---------- DATA EXCERPT ----------

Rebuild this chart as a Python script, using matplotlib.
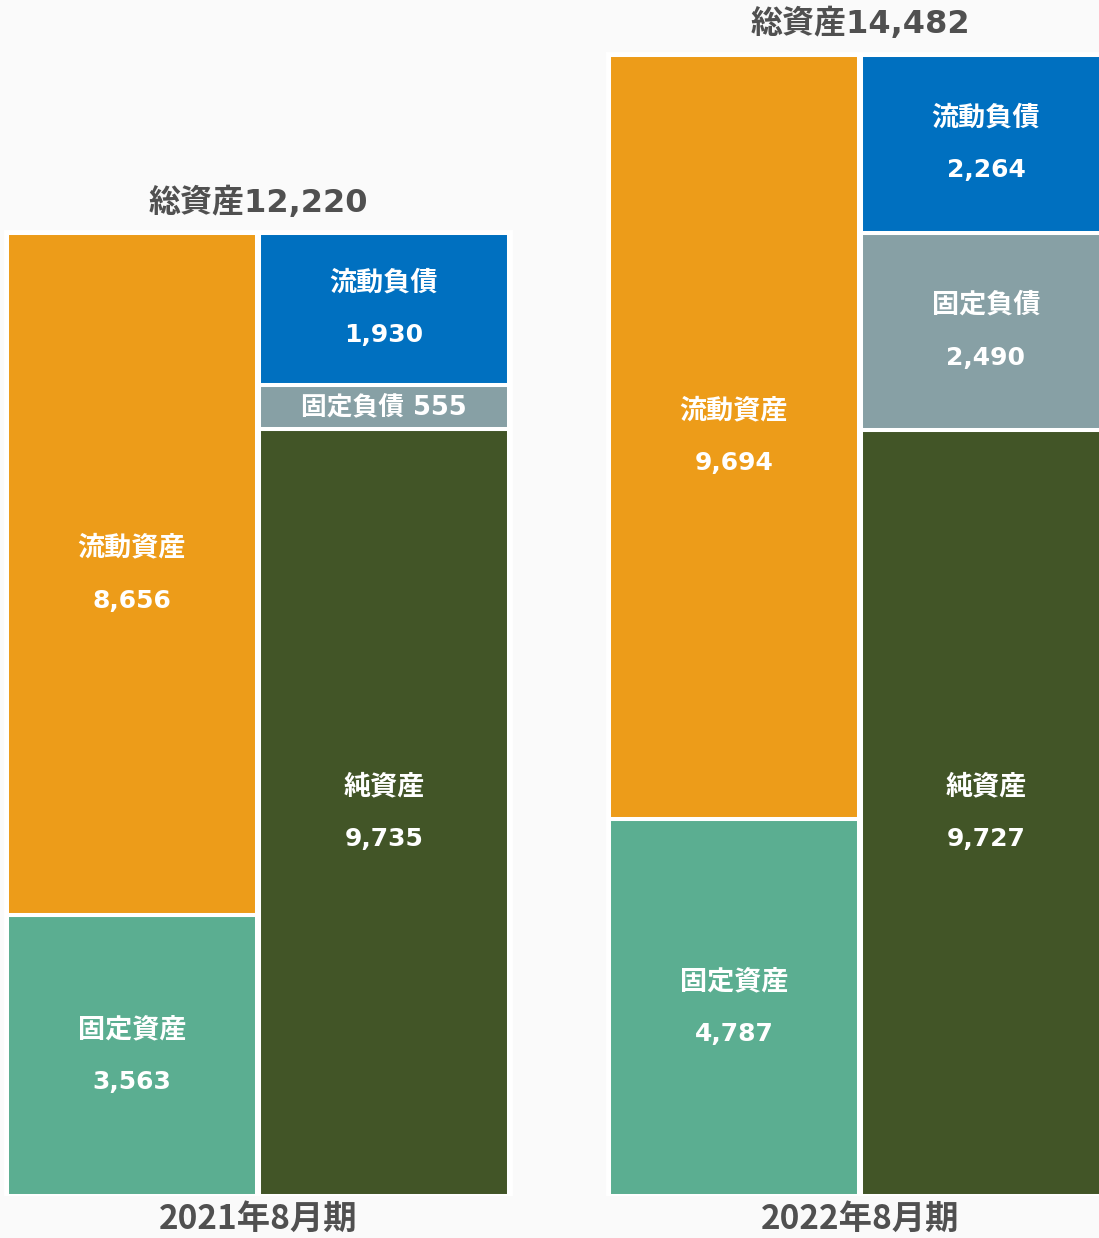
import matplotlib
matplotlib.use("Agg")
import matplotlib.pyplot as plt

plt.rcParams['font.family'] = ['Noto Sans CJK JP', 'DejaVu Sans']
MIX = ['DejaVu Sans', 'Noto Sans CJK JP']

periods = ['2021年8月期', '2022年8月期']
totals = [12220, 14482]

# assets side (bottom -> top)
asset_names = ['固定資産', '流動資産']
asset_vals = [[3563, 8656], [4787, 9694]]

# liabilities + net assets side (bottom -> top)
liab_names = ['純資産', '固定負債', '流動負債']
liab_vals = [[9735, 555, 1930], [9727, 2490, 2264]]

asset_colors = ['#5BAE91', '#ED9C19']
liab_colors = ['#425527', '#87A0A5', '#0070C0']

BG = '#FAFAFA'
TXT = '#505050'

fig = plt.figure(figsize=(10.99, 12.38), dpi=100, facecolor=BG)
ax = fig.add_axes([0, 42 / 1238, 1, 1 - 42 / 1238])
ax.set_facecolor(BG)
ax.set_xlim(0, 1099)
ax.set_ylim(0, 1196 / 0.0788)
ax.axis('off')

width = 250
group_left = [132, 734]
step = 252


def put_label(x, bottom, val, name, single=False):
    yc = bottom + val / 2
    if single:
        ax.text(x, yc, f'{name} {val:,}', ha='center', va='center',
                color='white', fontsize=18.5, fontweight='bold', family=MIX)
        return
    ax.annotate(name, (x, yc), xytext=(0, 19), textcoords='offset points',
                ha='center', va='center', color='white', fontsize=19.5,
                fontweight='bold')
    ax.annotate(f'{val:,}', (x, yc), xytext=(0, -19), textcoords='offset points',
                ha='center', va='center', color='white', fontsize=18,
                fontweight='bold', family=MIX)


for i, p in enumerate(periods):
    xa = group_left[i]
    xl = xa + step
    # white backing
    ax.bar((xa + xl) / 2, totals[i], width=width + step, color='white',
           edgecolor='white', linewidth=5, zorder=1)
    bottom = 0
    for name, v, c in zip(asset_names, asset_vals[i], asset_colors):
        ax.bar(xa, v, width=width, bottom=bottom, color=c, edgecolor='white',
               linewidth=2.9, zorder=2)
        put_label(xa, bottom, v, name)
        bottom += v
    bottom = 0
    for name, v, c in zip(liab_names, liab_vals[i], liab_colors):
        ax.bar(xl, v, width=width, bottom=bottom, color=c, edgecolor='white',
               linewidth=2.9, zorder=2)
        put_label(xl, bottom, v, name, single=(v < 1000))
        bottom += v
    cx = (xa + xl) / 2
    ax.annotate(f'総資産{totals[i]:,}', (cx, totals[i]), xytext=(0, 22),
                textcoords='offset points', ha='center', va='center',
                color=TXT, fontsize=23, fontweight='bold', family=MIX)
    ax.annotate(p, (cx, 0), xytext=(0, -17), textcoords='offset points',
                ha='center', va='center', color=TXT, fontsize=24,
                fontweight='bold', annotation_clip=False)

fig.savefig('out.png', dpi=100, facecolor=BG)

----------

#### WRITTEN TASK:
Output the material word for word, omitting its pictures.

#### SOLUTION FOR THIS PROBLEM:
Rebuild this chart as a Python script, using matplotlib.
import matplotlib
matplotlib.use("Agg")
import matplotlib.pyplot as plt

plt.rcParams['font.family'] = ['Noto Sans CJK JP', 'DejaVu Sans']
MIX = ['DejaVu Sans', 'Noto Sans CJK JP']

periods = ['2021年8月期', '2022年8月期']
totals = [12220, 14482]

# assets side (bottom -> top)
asset_names = ['固定資産', '流動資産']
asset_vals = [[3563, 8656], [4787, 9694]]

# liabilities + net assets side (bottom -> top)
liab_names = ['純資産', '固定負債', '流動負債']
liab_vals = [[9735, 555, 1930], [9727, 2490, 2264]]

asset_colors = ['#5BAE91', '#ED9C19']
liab_colors = ['#425527', '#87A0A5', '#0070C0']

BG = '#FAFAFA'
TXT = '#505050'

fig = plt.figure(figsize=(10.99, 12.38), dpi=100, facecolor=BG)
ax = fig.add_axes([0, 42 / 1238, 1, 1 - 42 / 1238])
ax.set_facecolor(BG)
ax.set_xlim(0, 1099)
ax.set_ylim(0, 1196 / 0.0788)
ax.axis('off')

width = 250
group_left = [132, 734]
step = 252


def put_label(x, bottom, val, name, single=False):
    yc = bottom + val / 2
    if single:
        ax.text(x, yc, f'{name} {val:,}', ha='center', va='center',
                color='white', fontsize=18.5, fontweight='bold', family=MIX)
        return
    ax.annotate(name, (x, yc), xytext=(0, 19), textcoords='offset points',
                ha='center', va='center', color='white', fontsize=19.5,
                fontweight='bold')
    ax.annotate(f'{val:,}', (x, yc), xytext=(0, -19), textcoords='offset points',
                ha='center', va='center', color='white', fontsize=18,
                fontweight='bold', family=MIX)


for i, p in enumerate(periods):
    xa = group_left[i]
    xl = xa + step
    # white backing
    ax.bar((xa + xl) / 2, totals[i], width=width + step, color='white',
           edgecolor='white', linewidth=5, zorder=1)
    bottom = 0
    for name, v, c in zip(asset_names, asset_vals[i], asset_colors):
        ax.bar(xa, v, width=width, bottom=bottom, color=c, edgecolor='white',
               linewidth=2.9, zorder=2)
        put_label(xa, bottom, v, name)
        bottom += v
    bottom = 0
    for name, v, c in zip(liab_names, liab_vals[i], liab_colors):
        ax.bar(xl, v, width=width, bottom=bottom, color=c, edgecolor='white',
               linewidth=2.9, zorder=2)
        put_label(xl, bottom, v, name, single=(v < 1000))
        bottom += v
    cx = (xa + xl) / 2
    ax.annotate(f'総資産{totals[i]:,}', (cx, totals[i]), xytext=(0, 22),
                textcoords='offset points', ha='center', va='center',
                color=TXT, fontsize=23, fontweight='bold', family=MIX)
    ax.annotate(p, (cx, 0), xytext=(0, -17), textcoords='offset points',
                ha='center', va='center', color=TXT, fontsize=24,
                fontweight='bold', annotation_clip=False)

fig.savefig('out.png', dpi=100, facecolor=BG)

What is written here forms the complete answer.